Par la loi du 9 vendémiaire an VI (30 septembre 1797), le ministre Ramel consolide le tiers de la dette publique et «mobilise» les deux autres tiers en les représentant par des bons au porteur de 5% pour les rentes perpétuelles et de 10% pour les rentes viagères. Dans la réalité, ces bons, qui sont une nouvelle forme d'assignats, ne trompent personnne. Leur valeur s'effondre de suite, consommant la ruine des créanciers de l'État.
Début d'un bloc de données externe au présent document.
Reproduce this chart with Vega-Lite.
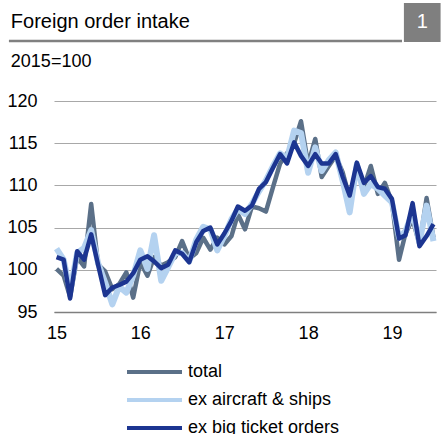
{
  "$schema": "https://vega.github.io/schema/vega-lite/v6.json",
  "padding": {"left": 6, "top": 0, "right": 0, "bottom": 0},
  "spacing": 21,
  "config": {"font": "Liberation Sans", "view": {"stroke": null}},
  "vconcat": [
    {
      "width": 382,
      "height": 70,
      "data": {"values": [{"title": "Foreign order intake", "num": "1", "sub": "2015=100"}]},
      "layer": [
        {
          "mark": {"type": "rule", "color": "#808080", "strokeWidth": 2.3},
          "encoding": {
            "x": {"datum": -11.8, "type": "quantitative", "scale": {"domain": [0, 100]}, "axis": null},
            "x2": {"datum": 91.1},
            "y": {"datum": 41.4, "type": "quantitative", "scale": {"domain": [0, 100]}, "axis": null}
          }
        },
        {
          "mark": {"type": "rect", "color": "#7f7f7f"},
          "encoding": {
            "x": {"datum": 91.6, "type": "quantitative", "axis": null},
            "x2": {"datum": 101.2},
            "y": {"datum": 40, "type": "quantitative", "axis": null},
            "y2": {"datum": 95.7}
          }
        },
        {
          "mark": {"type": "text", "align": "left", "baseline": "alphabetic", "fontSize": 20, "color": "#000000"},
          "encoding": {
            "x": {"datum": -11.3, "type": "quantitative", "axis": null},
            "y": {"datum": 60, "type": "quantitative", "axis": null},
            "text": {"field": "title"}
          }
        },
        {
          "mark": {"type": "text", "align": "center", "baseline": "alphabetic", "fontSize": 20, "color": "#ffffff"},
          "encoding": {
            "x": {"datum": 96.4, "type": "quantitative", "axis": null},
            "y": {"datum": 60, "type": "quantitative", "axis": null},
            "text": {"field": "num"}
          }
        },
        {
          "mark": {"type": "text", "align": "left", "baseline": "alphabetic", "fontSize": 18, "color": "#000000"},
          "encoding": {
            "x": {"datum": -11.3, "type": "quantitative", "axis": null},
            "y": {"datum": 5, "type": "quantitative", "axis": null},
            "text": {"field": "sub"}
          }
        }
      ]
    },
    {
      "width": 382,
      "height": 211,
      "data": {"values": [
        {"date": "2015-01-01", "total": 100.1, "ex aircraft & ships": 102.5, "ex big ticket orders": 101.5},
        {"date": "2015-02-01", "total": 99.3, "ex aircraft & ships": 101.2, "ex big ticket orders": 101.2},
        {"date": "2015-03-01", "total": 96.8, "ex aircraft & ships": 97.5, "ex big ticket orders": 96.6},
        {"date": "2015-04-01", "total": 101.5, "ex aircraft & ships": 102.0, "ex big ticket orders": 102.2},
        {"date": "2015-05-01", "total": 100.4, "ex aircraft & ships": 102.6, "ex big ticket orders": 101.2},
        {"date": "2015-06-01", "total": 107.8, "ex aircraft & ships": 104.7, "ex big ticket orders": 104.2},
        {"date": "2015-07-01", "total": 100.6, "ex aircraft & ships": 100.8, "ex big ticket orders": 100.6},
        {"date": "2015-08-01", "total": 99.8, "ex aircraft & ships": 98.5, "ex big ticket orders": 97.0},
        {"date": "2015-09-01", "total": 97.7, "ex aircraft & ships": 95.9, "ex big ticket orders": 97.9},
        {"date": "2015-10-01", "total": 98.3, "ex aircraft & ships": 98.0, "ex big ticket orders": 98.2},
        {"date": "2015-11-01", "total": 99.7, "ex aircraft & ships": 97.3, "ex big ticket orders": 98.6},
        {"date": "2015-12-01", "total": 96.7, "ex aircraft & ships": 99.3, "ex big ticket orders": 99.6},
        {"date": "2016-01-01", "total": 100.9, "ex aircraft & ships": 102.3, "ex big ticket orders": 101.2},
        {"date": "2016-02-01", "total": 99.3, "ex aircraft & ships": 100.1, "ex big ticket orders": 101.6},
        {"date": "2016-03-01", "total": 101.5, "ex aircraft & ships": 104.1, "ex big ticket orders": 101.0},
        {"date": "2016-04-01", "total": 100.5, "ex aircraft & ships": 98.7, "ex big ticket orders": 100.2},
        {"date": "2016-05-01", "total": 100.9, "ex aircraft & ships": 100.3, "ex big ticket orders": 100.6},
        {"date": "2016-06-01", "total": 101.5, "ex aircraft & ships": 102.0, "ex big ticket orders": 102.3},
        {"date": "2016-07-01", "total": 103.4, "ex aircraft & ships": 102.0, "ex big ticket orders": 101.9},
        {"date": "2016-08-01", "total": 101.3, "ex aircraft & ships": 101.0, "ex big ticket orders": 100.9},
        {"date": "2016-09-01", "total": 102.0, "ex aircraft & ships": 103.6, "ex big ticket orders": 103.3},
        {"date": "2016-10-01", "total": 103.8, "ex aircraft & ships": 105.1, "ex big ticket orders": 104.6},
        {"date": "2016-11-01", "total": 102.4, "ex aircraft & ships": 104.8, "ex big ticket orders": 105.0},
        {"date": "2016-12-01", "total": 103.8, "ex aircraft & ships": 102.3, "ex big ticket orders": 103.0},
        {"date": "2017-01-01", "total": 103.0, "ex aircraft & ships": 104.0, "ex big ticket orders": 104.3},
        {"date": "2017-02-01", "total": 104.0, "ex aircraft & ships": 106.0, "ex big ticket orders": 105.8},
        {"date": "2017-03-01", "total": 106.6, "ex aircraft & ships": 107.2, "ex big ticket orders": 107.5},
        {"date": "2017-04-01", "total": 104.8, "ex aircraft & ships": 106.6, "ex big ticket orders": 107.0},
        {"date": "2017-05-01", "total": 107.5, "ex aircraft & ships": 107.8, "ex big ticket orders": 107.6},
        {"date": "2017-06-01", "total": 107.3, "ex aircraft & ships": 109.3, "ex big ticket orders": 109.6},
        {"date": "2017-07-01", "total": 106.9, "ex aircraft & ships": 110.6, "ex big ticket orders": 110.4},
        {"date": "2017-08-01", "total": 109.8, "ex aircraft & ships": 112.3, "ex big ticket orders": 112.1},
        {"date": "2017-09-01", "total": 112.6, "ex aircraft & ships": 113.8, "ex big ticket orders": 113.7},
        {"date": "2017-10-01", "total": 113.8, "ex aircraft & ships": 113.2, "ex big ticket orders": 112.6},
        {"date": "2017-11-01", "total": 115.0, "ex aircraft & ships": 116.5, "ex big ticket orders": 115.1},
        {"date": "2017-12-01", "total": 117.6, "ex aircraft & ships": 116.2, "ex big ticket orders": 113.5},
        {"date": "2018-01-01", "total": 112.5, "ex aircraft & ships": 111.5, "ex big ticket orders": 112.3},
        {"date": "2018-02-01", "total": 115.5, "ex aircraft & ships": 114.5, "ex big ticket orders": 113.7},
        {"date": "2018-03-01", "total": 111.0, "ex aircraft & ships": 111.7, "ex big ticket orders": 112.6},
        {"date": "2018-04-01", "total": 112.3, "ex aircraft & ships": 113.0, "ex big ticket orders": 112.6},
        {"date": "2018-05-01", "total": 113.5, "ex aircraft & ships": 113.9, "ex big ticket orders": 113.7},
        {"date": "2018-06-01", "total": 111.5, "ex aircraft & ships": 110.5, "ex big ticket orders": 111.0},
        {"date": "2018-07-01", "total": 108.5, "ex aircraft & ships": 106.8, "ex big ticket orders": 108.8},
        {"date": "2018-08-01", "total": 112.0, "ex aircraft & ships": 112.5, "ex big ticket orders": 112.7},
        {"date": "2018-09-01", "total": 109.8, "ex aircraft & ships": 109.0, "ex big ticket orders": 110.3},
        {"date": "2018-10-01", "total": 112.3, "ex aircraft & ships": 110.2, "ex big ticket orders": 111.1},
        {"date": "2018-11-01", "total": 109.0, "ex aircraft & ships": 109.6, "ex big ticket orders": 109.8},
        {"date": "2018-12-01", "total": 110.3, "ex aircraft & ships": 108.8, "ex big ticket orders": 109.6},
        {"date": "2019-01-01", "total": 108.0, "ex aircraft & ships": 108.0, "ex big ticket orders": 108.4},
        {"date": "2019-02-01", "total": 101.2, "ex aircraft & ships": 103.8, "ex big ticket orders": 103.7},
        {"date": "2019-03-01", "total": 104.3, "ex aircraft & ships": 104.6, "ex big ticket orders": 104.1},
        {"date": "2019-04-01", "total": 106.0, "ex aircraft & ships": 106.8, "ex big ticket orders": 107.9},
        {"date": "2019-05-01", "total": 103.0, "ex aircraft & ships": 103.2, "ex big ticket orders": 102.8},
        {"date": "2019-06-01", "total": 108.5, "ex aircraft & ships": 107.6, "ex big ticket orders": 104.0},
        {"date": "2019-07-01", "total": 103.8, "ex aircraft & ships": 103.4, "ex big ticket orders": 105.4}
      ]},
      "transform": [
        {"fold": ["total", "ex aircraft & ships", "ex big ticket orders"], "as": ["series", "value"]}
      ],
      "encoding": {
        "x": {
          "field": "date", "type": "temporal",
          "scale": {"type": "utc", "domain": [{"year": 2014, "month": 12, "date": 21, "utc": true}, {"year": 2019, "month": 7, "date": 12, "utc": true}]},
          "axis": {
            "title": null, "format": "%y",
            "values": [{"year": 2015, "month": 1, "date": 1, "utc": true}, {"year": 2016, "month": 1, "date": 1, "utc": true}, {"year": 2017, "month": 1, "date": 1, "utc": true}, {"year": 2018, "month": 1, "date": 1, "utc": true}, {"year": 2019, "month": 1, "date": 1, "utc": true}],
            "domain": true, "domainColor": "#7f7f7f", "domainWidth": 1.5,
            "ticks": false, "grid": false,
            "labelFontSize": 18, "labelColor": "#000000", "labelPadding": 12, "labelFlush": false
          }
        },
        "y": {
          "field": "value", "type": "quantitative",
          "scale": {"domain": [95, 120], "nice": false, "zero": false},
          "axis": {
            "title": null, "values": [95, 100, 105, 110, 115, 120],
            "domain": false, "ticks": false, "grid": true, "gridColor": "#a8a8a8", "gridWidth": 1.2,
            "labelFontSize": 18, "labelColor": "#000000", "labelPadding": 17
          }
        },
        "color": {
          "field": "series", "type": "nominal",
          "scale": {"domain": ["total", "ex aircraft & ships", "ex big ticket orders"], "range": ["#5b7088", "#b4d2f0", "#1c3591"]},
          "legend": {
            "title": null, "orient": "none", "legendX": 71, "legendY": 358, "direction": "vertical",
            "symbolType": "stroke", "symbolSize": 3025, "symbolStrokeWidth": 4,
            "clipHeight": 28, "rowPadding": 0, "labelFontSize": 18, "labelColor": "#000000",
            "labelOffset": 4, "labelLimit": 300, "padding": 0
          }
        }
      },
      "layer": [
        {"transform": [{"filter": "datum.series === 'total'"}], "mark": {"type": "line", "strokeWidth": 4.5, "strokeJoin": "round"}},
        {"transform": [{"filter": "datum.series === 'ex aircraft & ships'"}], "mark": {"type": "line", "strokeWidth": 6, "strokeJoin": "round"}},
        {"transform": [{"filter": "datum.series === 'ex big ticket orders'"}], "mark": {"type": "line", "strokeWidth": 4.5, "strokeJoin": "round"}}
      ]
    }
  ]
}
Ramel ne s'en tient pas là. Il remet en ordre les impôts. L'assiette des impôts - autrement dit leur répartition -, et leur recouvrement - ou perception - sont confiés à des fonctionnaires et non plus à des élus. En 1798, alors que le régime arrive sur sa fin, la loi du 3 nivôse an VII (23 décembre 1798) fixe à 3 journées de travail la base de la contribution personnelle de chacun et la loi du 4 frimaire an VII (24 novembre 1798) établit la contribution sur les portes et fenêtres. Aux portes de Paris, l'impopulaire octroi (douane intérieure) est rétabli enfin le 26 vendémiaire an VIII (18 octobre 1798).
Épilogue
La banqueroute des deux tiers et les différentes manigances du Directoire entérinent un spectaculaire transfert des fortunes comme jamais la France n’en a connu.
Au sommet de la pyramide sociale apparaît une classe arrogante de nouveaux riches, qui ont profité des ventes de biens nationaux et des trafics avec les armées. Dans les campagnes, les paysans, par la disparition des derniers droits féodaux et les ventes des biens nationaux (terres de l’Église et des émigrés), se transforment en petits propriétaires à part entière.
Sur un plan financier, la banqueroute atteint son objectif. Elle assainit le budget de l'État mais celui-ci, ayant ruiné son capital confiance, devra attendre la chute de Napoléon 1er pour pouvoir de nouveau lever un grand emprunt auprès du public.
Depuis lors, le gouvernement français n’a jamais renoué avec la banqueroute… mais il s’est toujours habilement arrangé pour dissoudre la dette en laissant filer l’inflation (tandis que les prix et les revenus augmentent, les versements d’intérêts restent fixes et, donc, se déprécient). C’est elle qui a permis d’effacer la facture de la Grande Guerre puis de la Seconde Guerre mondiale. Celui qui a prêté en toute confiance, en 1913, 1.000 francs-or à l’État français, s’est retrouvé 40 ans après avec un centième de cette somme en valeur réelle.